No habla aqui

Hola.  Who decided we need to be directed to where to bring our returns in the mega-hardware-marts in Spanish?  Every sign in the two major home improvement chains down the streets from Either of We’s houses is bilingual.  The only problem is the second language isn’t the predominant one spoken here.  We live in a part of the country where the only people who speak Spanish are the high schoolers taking it for their language requirement.  And of those who do speak more than one language, English is still 100% the first choice although there are a few who specialize in bar talk in Polish, German, and Italian.
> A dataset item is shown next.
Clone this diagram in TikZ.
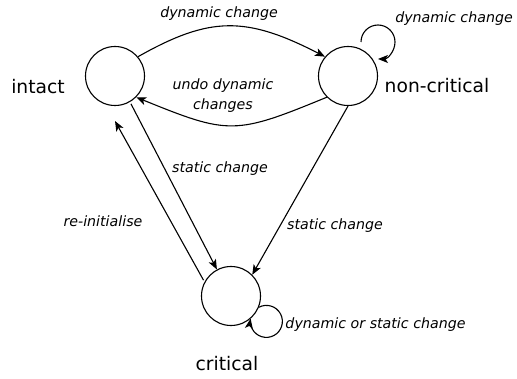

Now we don’t mean to be uncaring to Spanish speakers across the country, but something strange is going on and it involves Español.  She of we recently got a new television set.  She set it up according to the detailed instructions that come with televisions nowadays.  You know, that paper packed just under the box top that opens to a 5 foot by 7 foot poster covered with pictograms of the TV and all of the various components one might attach to the TV accompanied by the copyright in 18 languages in a font so small it would never be possible with movable type.  Do you remember when the only instructions for a TV were: 1. plug it in, 2. turn it on?  But we digress.  After several hours and two bottles of wine the set was plugged in and turned on.  Everything seemed to work.  Except…

Except every time she goes to the high definition version of ABC she gets Spanish subtitles.  Closed captioning is not turned on.  We’ve checked.  No default for that channel, no special instruction for that channel.  They just show up.  But only on that channel.  Not that network because the regular non high definition version of the same network doesn’t have them on screen.  Just the high def version.  Just that channel.  Just one out of 800.  And in Spanish!

Allow us to add to the peculiarities of this report.  Friends of ours have a television set that they have had for years.  And for years, one particular show on one particularly network (a weekly live sports cast during the football season on Monday nights) has appeared on their television with Spanish voiceovers.  Only that show.  Only that station.  Only that television.  We really aren’t making this up.  We can call them over to confirm this idiosyncrasy.  They tried different rooms.  They tried different cables.  They even moved.  (Actually they didn’t move because of the television set but it made a dramatic transition, don’t you think?)  Then they moved, brought the set with them, set it up again, but the Spanish speaking commentators stayed away.  Nobody ever found out why.  To be honest, nobody ever looked for why.  They were just happy they could watch football and understand the juego por juego.

Too strange to be true?  Not at all.   Televisions and radios have long picked up spurious signals and played havoc with the one that the viewer or listener was expecting.  He of We had a radio that picked up an AM signal from a city some 900 miles away while seemingly tuned to a station on the FM band.  The strange thing is that it’s all in Spanish. 

Those who should know such things (we’re not sure why they should but they do) say that a little over 10% of the population of the United States speaks Spanish as their primary language and that half of them speak only Spanish or one of several Spanish dialects.  We find it a little odd over 5% of the country cannot speak the official language but that’s a different blog.  What we find stranger is that for the sake of 5% of the country there are small electronics that have taken it upon them to speak and spell in Spanish, dialect unknown.   

Perhaps a bit more unsettling is that all throughout the country, regardless of the concentration of language spoken, there are major retail chains, clearly not wanting to miss a sell to anybody, that have spent millions on signs directing shoppers where to go to find a battery operated destornillador.   Even where the only Spanish speakers only speak it Monday through Friday during Period 3 until the end of this semester. 

We think that’s a lot of duplication of effort that the stockholders might want to look into.  Three hundred million people can find their destornillador on the strength of the English half of the sign alone.  Think of all the paper we would save if we cut those signs in half.      

Now, that’s what we think.  Really.  How ‘bout you?